::: DATA EXCERPT :::

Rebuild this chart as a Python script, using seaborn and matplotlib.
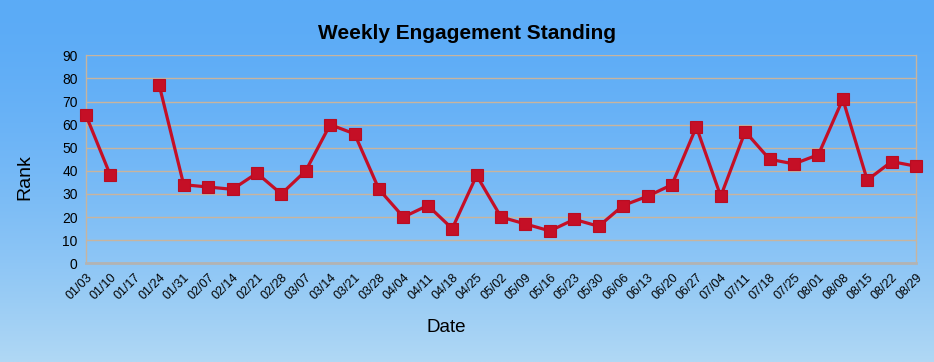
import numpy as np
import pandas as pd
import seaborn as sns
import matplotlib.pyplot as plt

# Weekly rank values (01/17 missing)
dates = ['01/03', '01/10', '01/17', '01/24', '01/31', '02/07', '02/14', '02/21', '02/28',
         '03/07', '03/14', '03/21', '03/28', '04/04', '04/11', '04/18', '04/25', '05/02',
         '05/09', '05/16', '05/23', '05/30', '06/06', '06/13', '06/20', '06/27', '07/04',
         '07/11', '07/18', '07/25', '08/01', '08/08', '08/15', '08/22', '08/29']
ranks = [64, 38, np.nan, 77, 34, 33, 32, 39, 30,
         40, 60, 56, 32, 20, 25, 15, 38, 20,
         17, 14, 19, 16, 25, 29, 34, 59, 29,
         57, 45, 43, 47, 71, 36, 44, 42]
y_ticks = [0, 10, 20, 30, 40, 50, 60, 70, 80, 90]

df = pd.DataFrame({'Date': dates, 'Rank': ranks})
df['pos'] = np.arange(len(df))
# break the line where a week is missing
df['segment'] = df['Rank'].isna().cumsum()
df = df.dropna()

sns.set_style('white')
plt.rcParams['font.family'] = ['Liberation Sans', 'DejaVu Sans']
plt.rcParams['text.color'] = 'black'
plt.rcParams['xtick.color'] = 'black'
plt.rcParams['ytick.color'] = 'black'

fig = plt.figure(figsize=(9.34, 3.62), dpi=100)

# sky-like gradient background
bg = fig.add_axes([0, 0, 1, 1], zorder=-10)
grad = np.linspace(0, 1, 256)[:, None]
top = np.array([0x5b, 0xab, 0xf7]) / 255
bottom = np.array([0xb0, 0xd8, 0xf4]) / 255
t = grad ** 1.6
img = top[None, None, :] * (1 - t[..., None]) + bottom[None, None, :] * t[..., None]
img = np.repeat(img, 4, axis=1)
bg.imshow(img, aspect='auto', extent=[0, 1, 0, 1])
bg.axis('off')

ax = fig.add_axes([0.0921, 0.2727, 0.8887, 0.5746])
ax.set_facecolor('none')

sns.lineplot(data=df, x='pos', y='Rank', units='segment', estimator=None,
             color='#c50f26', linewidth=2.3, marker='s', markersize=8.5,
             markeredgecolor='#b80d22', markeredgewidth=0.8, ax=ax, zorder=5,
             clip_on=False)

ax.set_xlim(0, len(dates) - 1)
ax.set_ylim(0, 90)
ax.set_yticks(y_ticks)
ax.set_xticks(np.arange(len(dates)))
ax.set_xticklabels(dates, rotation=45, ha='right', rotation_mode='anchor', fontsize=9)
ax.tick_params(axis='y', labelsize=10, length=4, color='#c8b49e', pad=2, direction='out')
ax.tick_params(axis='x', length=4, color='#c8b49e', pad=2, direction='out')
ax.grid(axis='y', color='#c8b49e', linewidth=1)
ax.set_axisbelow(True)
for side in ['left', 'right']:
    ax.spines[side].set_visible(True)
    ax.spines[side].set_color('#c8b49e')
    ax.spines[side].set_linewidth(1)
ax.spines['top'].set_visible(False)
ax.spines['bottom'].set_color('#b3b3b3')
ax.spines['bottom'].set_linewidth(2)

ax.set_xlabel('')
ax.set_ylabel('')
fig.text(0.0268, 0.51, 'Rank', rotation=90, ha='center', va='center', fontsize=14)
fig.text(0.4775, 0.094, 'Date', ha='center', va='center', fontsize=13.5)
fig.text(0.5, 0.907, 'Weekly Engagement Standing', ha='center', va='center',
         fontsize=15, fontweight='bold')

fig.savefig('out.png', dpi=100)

:::

YOUR OBJECTIVE. Return nothing but the lines running from the start of the data to the line with "import matplotlib.pyplot as plt", please, both ends included and no pictures.

REPLY TO THE EXERCISE.
Rebuild this chart as a Python script, using seaborn and matplotlib.
import numpy as np
import pandas as pd
import seaborn as sns
import matplotlib.pyplot as plt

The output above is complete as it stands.